- Born: February 14, 1963 (age 62) Niagara Falls, Ontario, Canada
- Height: 5 ft 10 in (178 cm)
- Weight: 185 lb (84 kg; 13 st 3 lb)
- Position: Left wing
- Shot: Left
- Played for: Alleghe Hockey HC Merano HC Devils Milano
- National team: Italy
- Playing career: 1987–1993

= Rick Morocco =

Canadian-Italian ice hockey executive and player

Rick Morocco (born February 14, 1963) is a Canadian-Italian ice hockey executive, and former professional player. A native of Niagara Falls, Ontario, he played junior ice hockey in Ontario, before winning a national university championship with the York Lions. During six seasons of professional hockey in Italy, he also played for the Italy men's national team at the World Championships and Winter Olympics. After his playing career, he served as an executive for Ontario University Athletics, the Professional Hockey Players' Association, the Canadian Junior Hockey League, and the Ontario Junior Hockey League. He was inducted into the Niagara Falls Sports Wall of Fame in 2005.

==Early life==
Rick Morocco was born on February 14, 1963, in Niagara Falls, Ontario. He played ice hockey as a youth, and won an Ontario Minor Hockey Association championship in 1973.

==Playing career==
Morocco played hockey as a left winger, and was a left-handed shooter. He was listed as 5 ft 10 in and 185 lbs. He began playing junior ice hockey in the 1978–79 season with the Fort Erie Meteors at age 15. His team won the Niagara District Junior B Hockey League championship, and he won the league's rookie of the year award.

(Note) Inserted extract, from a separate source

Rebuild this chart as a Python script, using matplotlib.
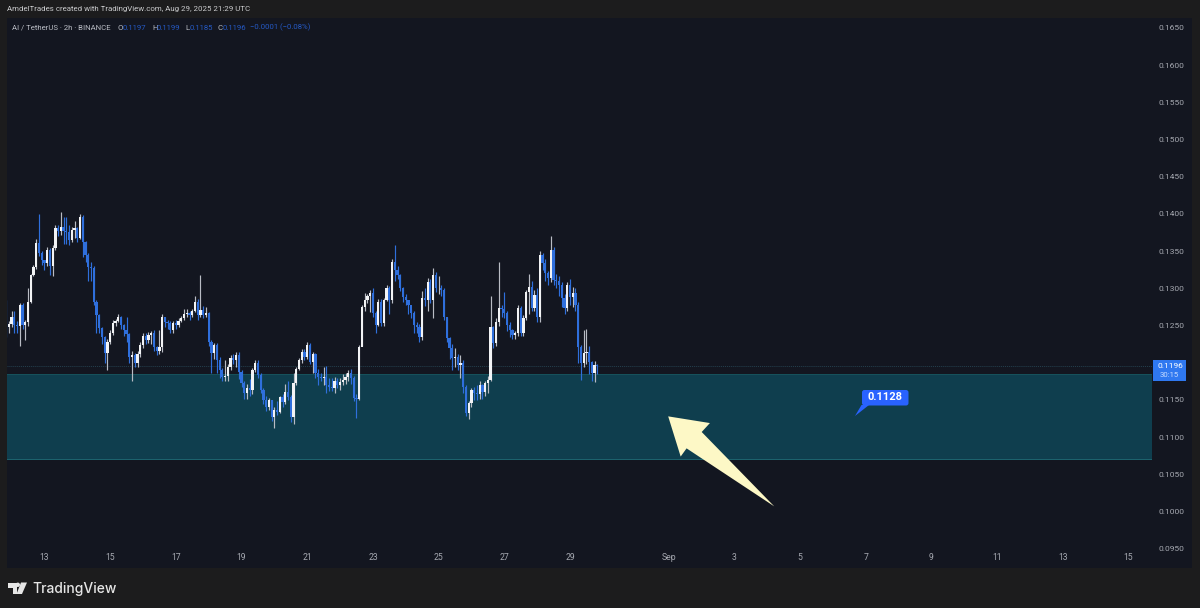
import matplotlib
matplotlib.use("Agg")
from matplotlib import pyplot as plt
from matplotlib.patches import Polygon, Rectangle, FancyBboxPatch, Circle

plt.rcParams['font.family'] = ['Roboto', 'DejaVu Sans']

first_open = 0.1282
closes = [
    .1248, .1252, .1262, .1251, .1250, .1278, .1251, .1255, .1282, .1318,
    .1329, .1361, .1348, .1338, .1334, .1352, .1330, .1354, .1381, .1377,
    .1382, .1377, .1376, .1365, .1378, .1381, .1368, .1396, .1362, .1345,
    .1329, .1327, .1282, .1264, .1247, .1235, .1213, .1228, .1240, .1253,
    .1256, .1262, .1251, .1244, .1239, .1208, .1210, .1200, .1212, .1224,
    .1236, .1231, .1237, .1240, .1221, .1216, .1221, .1262, .1255, .1253,
    .1244, .1253, .1251, .1256, .1260, .1266, .1267, .1264, .1270, .1282,
    .1264, .1271, .1264, .1267, .1228, .1213, .1224, .1204, .1190, .1181,
    .1182, .1194, .1206, .1204, .1210, .1188, .1173, .1159, .1166, .1163,
    .1190, .1200, .1184, .1163, .1150, .1141, .1150, .1127, .1137, .1134,
    .1154, .1147, .1161, .1154, .1127, .1173, .1192, .1204, .1215, .1208,
    .1224, .1201, .1212, .1186, .1181, .1180, .1181, .1170, .1167, .1166,
    .1176, .1170, .1174, .1177, .1181, .1186, .1180, .1153, .1152, .1221,
    .1275, .1284, .1290, .1294, .1267, .1251, .1282, .1253, .1284, .1301,
    .1284, .1335, .1325, .1318, .1300, .1288, .1284, .1278, .1267, .1251,
    .1248, .1235, .1287, .1284, .1309, .1284, .1318, .1300, .1301, .1298,
    .1262, .1233, .1220, .1206, .1208, .1197, .1200, .1167, .1133, .1146,
    .1163, .1159, .1158, .1170, .1161, .1173, .1177, .1248, .1227, .1255,
    .1274, .1272, .1267, .1251, .1244, .1237, .1240, .1274, .1240, .1260,
    .1295, .1302, .1274, .1291, .1262, .1345, .1334, .1321, .1314, .1352,
    .1311, .1310, .1305, .1287, .1274, .1305, .1288, .1294, .1278, .1221,
    .1200, .1213, .1215, .1201, .1186, .1197, .1196,
]
highs = [
    .1285, .1256, .1270, .1270, .1256, .1280, .1280, .1258, .1300, .1320,
    .1332, .1366, .1400, .1350, .1338, .1356, .1354, .1358, .1385, .1385,
    .1403, .1396, .1396, .1385, .1382, .1390, .1382, .1400, .1398, .1364,
    .1347, .1335, .1330, .1284, .1266, .1248, .1236, .1232, .1244, .1258,
    .1259, .1265, .1263, .1252, .1262, .1240, .1216, .1213, .1216, .1228,
    .1240, .1240, .1241, .1243, .1244, .1222, .1244, .1265, .1262, .1258,
    .1256, .1256, .1258, .1260, .1263, .1272, .1272, .1270, .1272, .1290,
    .1286, .1318, .1276, .1275, .1268, .1231, .1226, .1226, .1208, .1193,
    .1204, .1198, .1210, .1212, .1215, .1214, .1190, .1175, .1172, .1178,
    .1193, .1204, .1204, .1186, .1166, .1155, .1153, .1150, .1141, .1148,
    .1156, .1158, .1172, .1176, .1157, .1186, .1195, .1206, .1218, .1218,
    .1228, .1226, .1215, .1213, .1191, .1186, .1195, .1196, .1179, .1180,
    .1181, .1180, .1180, .1185, .1186, .1190, .1192, .1182, .1158, .1224,
    .1278, .1294, .1292, .1298, .1300, .1270, .1286, .1286, .1287, .1305,
    .1303, .1340, .1358, .1330, .1320, .1302, .1292, .1285, .1272, .1270,
    .1255, .1252, .1297, .1300, .1314, .1312, .1328, .1322, .1316, .1304,
    .1300, .1262, .1235, .1225, .1220, .1212, .1210, .1204, .1170, .1148,
    .1166, .1168, .1170, .1175, .1172, .1175, .1182, .1290, .1250, .1260,
    .1335, .1278, .1295, .1270, .1255, .1246, .1243, .1278, .1276, .1264,
    .1298, .1320, .1310, .1298, .1300, .1350, .1348, .1340, .1324, .1370,
    .1355, .1320, .1316, .1308, .1292, .1308, .1312, .1302, .1300, .1282,
    .1224, .1244, .1245, .1222, .1202, .1203, .1199,
]
lows = [
    .1235, .1240, .1248, .1240, .1240, .1222, .1245, .1230, .1250, .1280,
    .1316, .1326, .1344, .1332, .1325, .1330, .1318, .1316, .1352, .1370,
    .1372, .1360, .1360, .1358, .1362, .1368, .1362, .1366, .1342, .1335,
    .1310, .1310, .1278, .1240, .1240, .1225, .1200, .1190, .1225, .1238,
    .1250, .1255, .1246, .1236, .1228, .1200, .1175, .1195, .1195, .1208,
    .1220, .1225, .1226, .1225, .1216, .1210, .1212, .1215, .1248, .1245,
    .1240, .1240, .1245, .1248, .1255, .1258, .1262, .1258, .1262, .1268,
    .1258, .1262, .1260, .1262, .1222, .1186, .1205, .1186, .1180, .1176,
    .1176, .1176, .1190, .1198, .1195, .1178, .1168, .1152, .1152, .1155,
    .1158, .1188, .1180, .1160, .1145, .1135, .1137, .1122, .1113, .1130,
    .1132, .1140, .1145, .1150, .1120, .1118, .1170, .1190, .1200, .1204,
    .1205, .1198, .1186, .1180, .1170, .1176, .1170, .1160, .1162, .1162,
    .1160, .1166, .1163, .1170, .1172, .1176, .1172, .1148, .1126, .1150,
    .1222, .1270, .1280, .1268, .1262, .1240, .1250, .1250, .1250, .1283,
    .1266, .1280, .1310, .1312, .1296, .1282, .1278, .1265, .1260, .1240,
    .1240, .1228, .1230, .1276, .1270, .1280, .1260, .1295, .1292, .1290,
    .1258, .1228, .1205, .1190, .1195, .1190, .1180, .1160, .1128, .1124,
    .1140, .1150, .1150, .1152, .1152, .1155, .1160, .1175, .1220, .1222,
    .1250, .1262, .1260, .1243, .1235, .1232, .1232, .1236, .1236, .1236,
    .1258, .1265, .1270, .1270, .1255, .1255, .1325, .1310, .1305, .1308,
    .1305, .1300, .1290, .1275, .1265, .1270, .1278, .1275, .1270, .1200,
    .1177, .1195, .1198, .1185, .1175, .1174, .1185,
]

last_day = 29 + 20 / 24  # last 2h candle, Aug 29 20:00
day_ticks = [13, 15, 17, 19, 21, 23, 25, 27, 29, 32, 34, 36, 38, 40, 42, 44, 46]
day_labels = ['13', '15', '17', '19', '21', '23', '25', '27', '29', 'Sep',
              '3', '5', '7', '9', '11', '13', '15']
# 0.1200 is left out, the last price label covers it
price_ticks = [.0950, .1000, .1050, .1100, .1150, .1250, .1300, .1350,
               .1400, .1450, .1500, .1550, .1600, .1650]
zone_top = .1185
zone_bottom = .10707
last_price = .1196
target_price = .1128
arrow_days = [31.99, 33.26, 33.01, 35.22, 32.55, 32.37]
arrow_prices = [.1128, .1119, .1107, .1007, .1085, .1074]

FRAME = '#1c1c1d'
PANE = '#131620'
BLUE = '#2f6fdc'
WHITE = '#f2f3f5'
TICK = '#a6a9b1'
W, H = 1200, 608


def fx(x):
    return x / W


def fy(y):
    return 1 - y / H


fig = plt.figure(figsize=(12, 6.08), dpi=100, facecolor=FRAME)

# price scale panel sits behind the axes
fig.add_artist(Rectangle((fx(1152), fy(568)), 40 / W, 550 / H, transform=fig.transFigure,
                         facecolor=PANE, edgecolor='none', zorder=-5))

ax = fig.add_axes([fx(7), fy(568), 1145 / W, 550 / H], facecolor=PANE)
ax.set_xlim(11.86, 46.72)
ax.set_ylim(.115 - 168 / 7440, .115 + 382 / 7440)
for s in ax.spines.values():
    s.set_visible(False)

ax.axhspan(zone_bottom, zone_top, facecolor='#0f3e4e', edgecolor='none', zorder=1)
ax.axhline(zone_top, color='#17525c', lw=0.7, zorder=1.1)
ax.axhline(zone_bottom, color='#1d6570', lw=0.7, zorder=1.1)
ax.axhline(last_price, color='#24404e', lw=0.7, ls=(0, (1, 1)), zorder=1.2)

# candles
n = len(closes)
opens = [first_open] + closes[:-1]
days = [last_day - (n - 1 - i) / 12 for i in range(n)]
for d, o, c, h, l in zip(days, opens, closes, highs, lows):
    col = WHITE if c >= o else BLUE
    wick = '#b9bcc4' if c >= o else BLUE
    ax.vlines(d, l, h, color=wick, lw=0.85, zorder=2)
    ax.add_patch(Rectangle((d - 0.034, min(o, c)), 0.068, max(abs(c - o), .00008),
                           facecolor=col, edgecolor='none', zorder=3))

ax.add_patch(Polygon(list(zip(arrow_days, arrow_prices)), closed=True,
                     facecolor='#fdf8c6', edgecolor='none', zorder=4))

ax.set_xticks(day_ticks)
ax.set_xticklabels(day_labels)
ax.set_yticks(price_ticks)
ax.set_yticklabels([f'{p:.4f}' for p in price_ticks])
ax.yaxis.tick_right()
ax.tick_params(axis='x', length=0, labelsize=6.2, colors=TICK, pad=-11)
ax.tick_params(axis='y', length=0, labelsize=6.0, colors=TICK, pad=4.5)

# 0.1128 callout
fig.add_artist(Polygon([(fx(855), fy(416)), (fx(861.5), fy(405)), (fx(869), fy(405))],
                       closed=True, transform=fig.transFigure, facecolor='#2962ff',
                       edgecolor='none', zorder=6))
fig.add_artist(FancyBboxPatch((fx(862), fy(405.5)), 46.5 / W, 15.5 / H,
                              boxstyle='round,pad=0,rounding_size=0.002',
                              mutation_aspect=2, transform=fig.transFigure,
                              facecolor='#2962ff', edgecolor='none', zorder=6))
fig.text(fx(885), fy(397.5), f'{target_price:.4f}', color='white', fontsize=8,
         fontweight='bold', ha='center', va='center', zorder=7)

# last price label
fig.add_artist(Rectangle((fx(1153), fy(381)), 33 / W, 21 / H, transform=fig.transFigure,
                         facecolor='#2f78f0', edgecolor='none', zorder=6))
fig.text(fx(1170), fy(366), f'{last_price:.4f}', color='white', fontsize=6.0,
         ha='center', va='center', zorder=7)
fig.text(fx(1169), fy(375), '30:15', color='#c8dcff', fontsize=5.6,
         ha='center', va='center', zorder=7)

# header and legend
fig.text(fx(7), fy(9.5), 'AmdelTrades created with TradingView.com, Aug 29, 2025 21:29 UTC',
         color='#c9cacc', fontsize=5.66, ha='left', va='center')
fig.text(fx(12), fy(27.5), 'AI / TetherUS · 2h · BINANCE', color='#b9bcc4', fontsize=5.6,
         ha='left', va='center')
legend_x = [118, 152, 185, 218]
for x, k, v in zip(legend_x, 'OHLC', ['0.1197', '0.1199', '0.1185', '0.1196']):
    fig.text(fx(x), fy(27.5), k, color='#b9bcc4', fontsize=5.6, ha='left', va='center')
    fig.text(fx(x + 5), fy(27.5), v, color='#2559c4', fontsize=5.6, ha='left', va='center')
fig.text(fx(250), fy(27.5), '−0.0001 (−0.08%)', color='#2559c4', fontsize=5.6,
         ha='left', va='center')

# logo
logo = '#e6e6e6'
fig.add_artist(Polygon([(fx(7.5), fy(582.5)), (fx(17), fy(582.5)), (fx(17), fy(594)),
                        (fx(12.5), fy(594)), (fx(12.5), fy(587.5)), (fx(7.5), fy(587.5))],
                       closed=True, transform=fig.transFigure, facecolor=logo, edgecolor='none'))
fig.add_artist(Circle((17.8, H - 584.8), 2.2, transform=None, facecolor=logo, edgecolor='none'))
fig.add_artist(Polygon([(fx(21), fy(582.5)), (fx(27), fy(582.5)), (fx(22), fy(594)), (fx(16.5), fy(594))],
                       closed=True, transform=fig.transFigure, facecolor=logo, edgecolor='none'))
fig.text(fx(32), fy(588.5), 'TradingView', color=logo, fontsize=10, family='Inter',
         fontweight='medium', ha='left', va='center')

fig.savefig('out.png', dpi=100, facecolor=FRAME)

During the 1979–80 season, Morocco played for the Aurora Tigers in the Ontario Provincial Junior A Hockey League, and scored 24 goals and 26 assists in 38 games. After the season, he was offered a hockey scholarship to Boston University, and was selected fourteenth overall in the Ontario Hockey League (OHL) draft.	During three seasons in the OHL, he played for the Kitchener Rangers, Sault Ste. Marie Greyhounds, Niagara Falls Flyers, and North Bay Centennials.

Attending York University, Morocco played three hockey seasons for the York Lions from 1984 to 1987. With the Lions, he won three Ontario University Athletics titles, and the CIAU University Cup as national champion in 1985.

Morocco played six seasons of professional hockey in the Italian Hockey League first division from 1987 to 1993, which included tenures with Alleghe Hockey, HC Merano, and HC Devils Milano. He also played for the Italy men's national team at the Ice Hockey World Championships and the 1992 Winter Olympics.

Morocco was inducted into the Niagara Falls Sports Wall of Fame in 2005.

==Executive career==
After his playing career, Morocco served as executive director of the Ontario University Athletics, director of player relations of the Professional Hockey Players' Association, and managing director of the Niagara Falls International Marathon. He was named the first executive director of the Canadian Junior Hockey League in February 2014. He served in the role until September 2016, when succeeded by Brent Ladds. Morocco later served as the director of business development and events for the Ontario Junior Hockey League as of 2020.